**The request**
Reproduce exactly, with no pictures, each line from the opening of the material down through the line containing "165, 79, 0];".

>> BEGIN

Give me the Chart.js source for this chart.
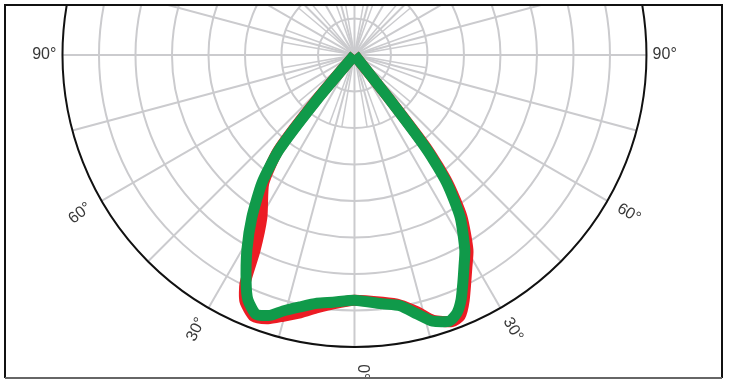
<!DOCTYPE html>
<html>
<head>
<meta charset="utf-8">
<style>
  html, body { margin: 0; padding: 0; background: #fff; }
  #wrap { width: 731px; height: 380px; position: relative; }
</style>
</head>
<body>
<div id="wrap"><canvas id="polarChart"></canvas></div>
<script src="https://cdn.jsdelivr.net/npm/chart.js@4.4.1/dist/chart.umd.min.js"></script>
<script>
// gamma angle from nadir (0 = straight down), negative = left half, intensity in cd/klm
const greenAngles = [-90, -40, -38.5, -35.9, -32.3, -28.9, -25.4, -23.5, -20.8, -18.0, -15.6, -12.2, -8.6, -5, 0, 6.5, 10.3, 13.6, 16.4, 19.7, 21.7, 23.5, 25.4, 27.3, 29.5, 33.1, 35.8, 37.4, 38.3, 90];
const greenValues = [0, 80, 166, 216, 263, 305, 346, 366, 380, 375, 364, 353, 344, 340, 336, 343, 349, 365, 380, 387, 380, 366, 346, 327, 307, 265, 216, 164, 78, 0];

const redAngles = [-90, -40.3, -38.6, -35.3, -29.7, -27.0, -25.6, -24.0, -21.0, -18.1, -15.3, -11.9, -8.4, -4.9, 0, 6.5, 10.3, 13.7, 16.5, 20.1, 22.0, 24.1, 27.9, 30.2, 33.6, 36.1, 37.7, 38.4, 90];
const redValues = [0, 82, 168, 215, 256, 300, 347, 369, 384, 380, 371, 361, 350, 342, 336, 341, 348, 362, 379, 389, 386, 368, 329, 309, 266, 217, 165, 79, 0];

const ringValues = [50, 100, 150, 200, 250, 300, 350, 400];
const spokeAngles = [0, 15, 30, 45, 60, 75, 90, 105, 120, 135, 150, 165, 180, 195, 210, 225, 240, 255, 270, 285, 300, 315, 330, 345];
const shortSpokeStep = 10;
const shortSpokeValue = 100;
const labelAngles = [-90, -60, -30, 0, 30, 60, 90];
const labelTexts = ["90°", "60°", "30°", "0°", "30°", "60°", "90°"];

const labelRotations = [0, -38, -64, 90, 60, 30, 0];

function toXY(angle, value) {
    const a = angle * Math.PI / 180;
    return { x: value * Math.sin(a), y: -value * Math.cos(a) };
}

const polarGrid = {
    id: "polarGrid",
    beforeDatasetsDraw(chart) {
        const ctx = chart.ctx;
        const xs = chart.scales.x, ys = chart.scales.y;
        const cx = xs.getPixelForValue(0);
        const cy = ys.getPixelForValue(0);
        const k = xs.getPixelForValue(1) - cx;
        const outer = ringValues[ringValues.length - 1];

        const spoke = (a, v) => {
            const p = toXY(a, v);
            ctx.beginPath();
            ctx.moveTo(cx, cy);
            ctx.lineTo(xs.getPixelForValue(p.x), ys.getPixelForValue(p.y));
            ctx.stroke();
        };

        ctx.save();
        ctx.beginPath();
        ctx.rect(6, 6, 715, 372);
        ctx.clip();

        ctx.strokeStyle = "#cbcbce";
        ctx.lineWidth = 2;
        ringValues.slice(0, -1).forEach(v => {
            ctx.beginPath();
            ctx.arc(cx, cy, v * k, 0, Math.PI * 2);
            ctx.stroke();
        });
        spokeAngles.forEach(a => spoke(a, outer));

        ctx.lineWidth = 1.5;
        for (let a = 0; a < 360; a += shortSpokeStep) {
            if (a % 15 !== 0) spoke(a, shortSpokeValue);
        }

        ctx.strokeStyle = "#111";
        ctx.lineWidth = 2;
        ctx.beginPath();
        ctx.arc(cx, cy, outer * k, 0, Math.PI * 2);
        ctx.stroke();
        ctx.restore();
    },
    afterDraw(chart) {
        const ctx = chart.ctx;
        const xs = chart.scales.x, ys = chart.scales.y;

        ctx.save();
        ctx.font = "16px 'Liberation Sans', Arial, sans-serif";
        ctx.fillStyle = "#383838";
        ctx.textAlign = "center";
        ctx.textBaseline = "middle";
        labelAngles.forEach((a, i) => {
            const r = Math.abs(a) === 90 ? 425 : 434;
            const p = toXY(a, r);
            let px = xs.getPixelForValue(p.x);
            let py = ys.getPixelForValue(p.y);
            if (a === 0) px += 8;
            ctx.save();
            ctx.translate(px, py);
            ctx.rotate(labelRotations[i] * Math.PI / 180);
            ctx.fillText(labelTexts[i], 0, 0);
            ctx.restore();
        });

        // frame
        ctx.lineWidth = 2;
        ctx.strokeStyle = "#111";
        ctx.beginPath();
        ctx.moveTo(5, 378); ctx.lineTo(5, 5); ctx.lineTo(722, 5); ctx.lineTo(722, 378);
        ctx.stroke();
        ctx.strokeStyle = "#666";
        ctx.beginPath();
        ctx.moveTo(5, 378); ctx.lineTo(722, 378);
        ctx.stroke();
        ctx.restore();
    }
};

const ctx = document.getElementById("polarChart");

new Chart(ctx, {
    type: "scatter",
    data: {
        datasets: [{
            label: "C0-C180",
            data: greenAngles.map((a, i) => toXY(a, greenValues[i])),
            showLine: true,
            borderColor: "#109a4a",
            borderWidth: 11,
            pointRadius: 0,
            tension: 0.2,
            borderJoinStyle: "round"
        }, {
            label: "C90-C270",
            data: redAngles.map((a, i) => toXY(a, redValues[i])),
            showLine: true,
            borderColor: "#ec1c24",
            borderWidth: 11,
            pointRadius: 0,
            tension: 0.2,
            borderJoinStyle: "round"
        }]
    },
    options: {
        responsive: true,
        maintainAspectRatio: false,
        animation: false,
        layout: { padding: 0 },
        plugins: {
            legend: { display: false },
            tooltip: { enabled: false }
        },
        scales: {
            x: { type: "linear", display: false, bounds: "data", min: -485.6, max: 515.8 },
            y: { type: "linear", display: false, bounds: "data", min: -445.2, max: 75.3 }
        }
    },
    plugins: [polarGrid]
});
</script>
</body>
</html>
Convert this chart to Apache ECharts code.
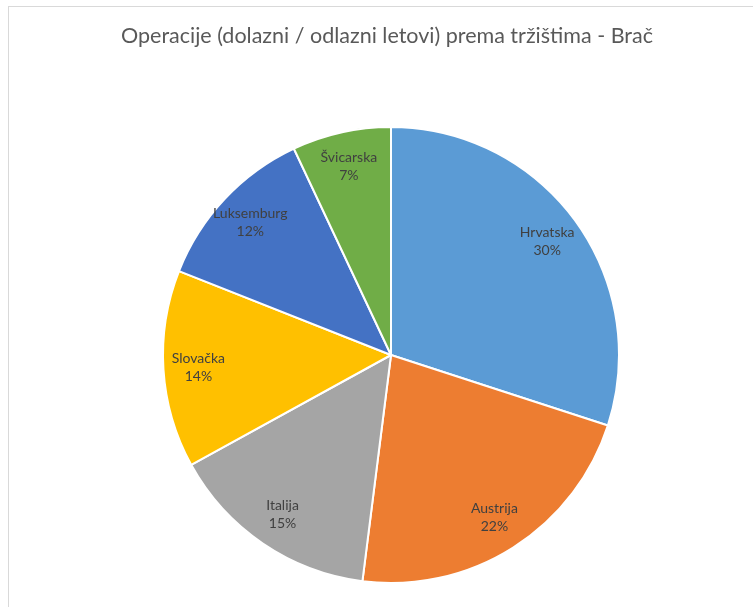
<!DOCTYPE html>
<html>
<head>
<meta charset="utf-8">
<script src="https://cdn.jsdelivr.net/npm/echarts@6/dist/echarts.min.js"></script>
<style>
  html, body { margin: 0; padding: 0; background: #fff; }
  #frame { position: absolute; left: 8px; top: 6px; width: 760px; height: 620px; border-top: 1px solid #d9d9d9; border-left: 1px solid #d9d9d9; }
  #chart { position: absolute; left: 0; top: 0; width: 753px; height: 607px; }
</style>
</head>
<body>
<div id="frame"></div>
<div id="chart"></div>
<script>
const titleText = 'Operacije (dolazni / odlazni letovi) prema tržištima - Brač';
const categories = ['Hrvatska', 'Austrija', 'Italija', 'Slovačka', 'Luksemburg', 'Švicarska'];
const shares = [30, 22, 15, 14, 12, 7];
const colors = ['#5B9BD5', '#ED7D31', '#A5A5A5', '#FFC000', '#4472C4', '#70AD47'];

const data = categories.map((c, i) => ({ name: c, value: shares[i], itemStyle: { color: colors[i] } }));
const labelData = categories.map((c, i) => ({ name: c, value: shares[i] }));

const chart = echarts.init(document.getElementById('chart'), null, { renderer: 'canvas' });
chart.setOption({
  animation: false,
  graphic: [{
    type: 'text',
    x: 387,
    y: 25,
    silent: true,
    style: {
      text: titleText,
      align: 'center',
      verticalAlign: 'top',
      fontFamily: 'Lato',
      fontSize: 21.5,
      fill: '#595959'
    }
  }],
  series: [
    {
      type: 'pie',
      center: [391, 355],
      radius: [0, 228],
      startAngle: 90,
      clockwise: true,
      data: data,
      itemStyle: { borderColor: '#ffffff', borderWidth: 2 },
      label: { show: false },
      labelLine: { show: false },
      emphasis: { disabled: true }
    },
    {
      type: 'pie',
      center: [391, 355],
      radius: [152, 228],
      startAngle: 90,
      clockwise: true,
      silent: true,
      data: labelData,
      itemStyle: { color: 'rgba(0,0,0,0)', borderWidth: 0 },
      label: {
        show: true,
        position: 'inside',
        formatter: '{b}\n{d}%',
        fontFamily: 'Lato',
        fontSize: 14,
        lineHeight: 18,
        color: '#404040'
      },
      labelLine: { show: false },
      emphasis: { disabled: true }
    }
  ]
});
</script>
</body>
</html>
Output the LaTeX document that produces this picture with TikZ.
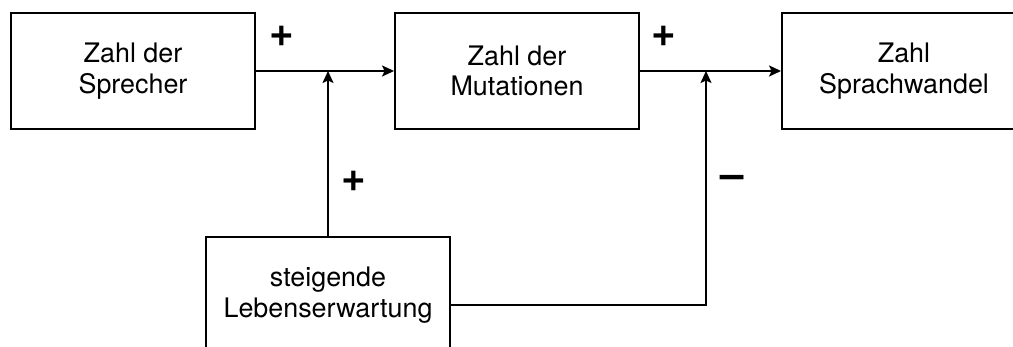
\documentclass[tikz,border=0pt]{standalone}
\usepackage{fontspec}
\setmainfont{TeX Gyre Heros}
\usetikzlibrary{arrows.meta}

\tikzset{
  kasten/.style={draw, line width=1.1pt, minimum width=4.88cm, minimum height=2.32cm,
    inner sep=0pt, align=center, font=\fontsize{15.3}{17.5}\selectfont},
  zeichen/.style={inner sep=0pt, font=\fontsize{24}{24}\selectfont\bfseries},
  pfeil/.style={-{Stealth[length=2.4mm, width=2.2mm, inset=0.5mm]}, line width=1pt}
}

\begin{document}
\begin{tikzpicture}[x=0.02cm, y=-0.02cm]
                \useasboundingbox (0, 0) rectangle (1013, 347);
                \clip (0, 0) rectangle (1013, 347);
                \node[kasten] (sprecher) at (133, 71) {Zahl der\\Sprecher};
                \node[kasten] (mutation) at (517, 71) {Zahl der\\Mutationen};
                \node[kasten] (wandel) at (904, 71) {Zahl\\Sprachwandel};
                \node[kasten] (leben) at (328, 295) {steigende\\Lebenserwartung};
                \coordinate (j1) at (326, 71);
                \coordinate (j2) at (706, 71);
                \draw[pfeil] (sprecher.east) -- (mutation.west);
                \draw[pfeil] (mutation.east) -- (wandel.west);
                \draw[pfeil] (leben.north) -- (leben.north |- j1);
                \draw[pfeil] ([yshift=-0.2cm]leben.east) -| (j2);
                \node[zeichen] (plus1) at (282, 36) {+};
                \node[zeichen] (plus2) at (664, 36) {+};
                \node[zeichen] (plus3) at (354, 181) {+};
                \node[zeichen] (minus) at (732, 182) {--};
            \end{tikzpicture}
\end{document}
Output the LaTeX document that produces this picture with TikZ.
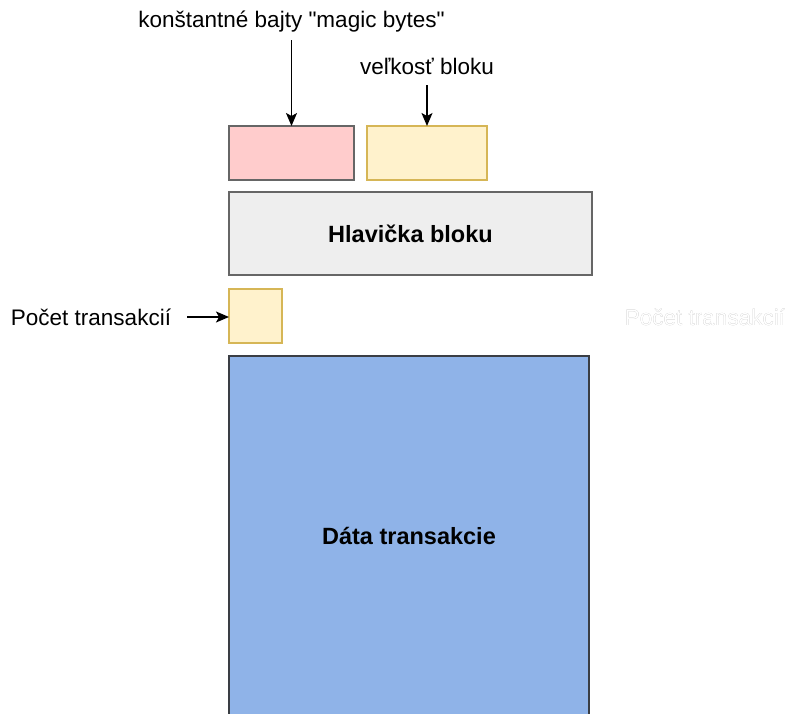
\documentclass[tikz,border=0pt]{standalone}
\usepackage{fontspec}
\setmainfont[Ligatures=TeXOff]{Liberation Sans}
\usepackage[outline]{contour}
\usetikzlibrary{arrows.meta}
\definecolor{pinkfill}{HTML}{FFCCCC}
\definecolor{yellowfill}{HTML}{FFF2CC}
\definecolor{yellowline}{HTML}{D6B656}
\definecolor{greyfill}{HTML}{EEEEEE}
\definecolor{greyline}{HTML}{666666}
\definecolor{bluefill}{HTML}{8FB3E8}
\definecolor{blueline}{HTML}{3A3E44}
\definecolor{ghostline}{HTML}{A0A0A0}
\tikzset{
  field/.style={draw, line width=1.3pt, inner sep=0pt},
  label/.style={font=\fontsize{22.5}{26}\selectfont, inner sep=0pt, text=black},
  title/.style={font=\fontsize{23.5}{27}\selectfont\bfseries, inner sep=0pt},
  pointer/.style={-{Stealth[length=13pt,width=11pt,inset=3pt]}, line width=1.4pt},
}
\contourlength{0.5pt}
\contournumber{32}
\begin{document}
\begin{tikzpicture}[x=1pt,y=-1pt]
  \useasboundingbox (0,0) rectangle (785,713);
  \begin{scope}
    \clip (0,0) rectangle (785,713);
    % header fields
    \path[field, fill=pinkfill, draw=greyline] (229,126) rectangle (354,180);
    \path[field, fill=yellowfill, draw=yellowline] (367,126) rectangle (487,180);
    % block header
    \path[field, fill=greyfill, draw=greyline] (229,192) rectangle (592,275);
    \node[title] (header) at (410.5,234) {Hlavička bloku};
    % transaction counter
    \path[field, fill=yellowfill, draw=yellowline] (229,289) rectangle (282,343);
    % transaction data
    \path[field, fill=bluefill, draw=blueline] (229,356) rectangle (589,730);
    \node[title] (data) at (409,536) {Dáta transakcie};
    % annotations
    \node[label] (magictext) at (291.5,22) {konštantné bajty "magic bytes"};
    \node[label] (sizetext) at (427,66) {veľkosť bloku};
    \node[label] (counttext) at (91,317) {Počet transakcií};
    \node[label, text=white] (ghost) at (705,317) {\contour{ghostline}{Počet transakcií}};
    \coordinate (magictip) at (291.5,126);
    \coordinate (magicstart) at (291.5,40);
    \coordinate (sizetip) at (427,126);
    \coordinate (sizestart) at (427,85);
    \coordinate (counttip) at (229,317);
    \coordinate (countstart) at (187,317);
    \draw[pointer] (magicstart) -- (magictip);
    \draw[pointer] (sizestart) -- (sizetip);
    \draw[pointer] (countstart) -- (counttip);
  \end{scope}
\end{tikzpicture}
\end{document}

>> END

**Answer for the task**
Give me the Chart.js source for this chart.
<!DOCTYPE html>
<html>
<head>
<meta charset="utf-8">
<style>
  html, body { margin: 0; padding: 0; background: #fff; }
  #wrap { width: 731px; height: 380px; position: relative; }
</style>
</head>
<body>
<div id="wrap"><canvas id="polarChart"></canvas></div>
<script src="https://cdn.jsdelivr.net/npm/chart.js@4.4.1/dist/chart.umd.min.js"></script>
<script>
// gamma angle from nadir (0 = straight down), negative = left half, intensity in cd/klm
const greenAngles = [-90, -40, -38.5, -35.9, -32.3, -28.9, -25.4, -23.5, -20.8, -18.0, -15.6, -12.2, -8.6, -5, 0, 6.5, 10.3, 13.6, 16.4, 19.7, 21.7, 23.5, 25.4, 27.3, 29.5, 33.1, 35.8, 37.4, 38.3, 90];
const greenValues = [0, 80, 166, 216, 263, 305, 346, 366, 380, 375, 364, 353, 344, 340, 336, 343, 349, 365, 380, 387, 380, 366, 346, 327, 307, 265, 216, 164, 78, 0];

const redAngles = [-90, -40.3, -38.6, -35.3, -29.7, -27.0, -25.6, -24.0, -21.0, -18.1, -15.3, -11.9, -8.4, -4.9, 0, 6.5, 10.3, 13.7, 16.5, 20.1, 22.0, 24.1, 27.9, 30.2, 33.6, 36.1, 37.7, 38.4, 90];
const redValues = [0, 82, 168, 215, 256, 300, 347, 369, 384, 380, 371, 361, 350, 342, 336, 341, 348, 362, 379, 389, 386, 368, 329, 309, 266, 217, 165, 79, 0];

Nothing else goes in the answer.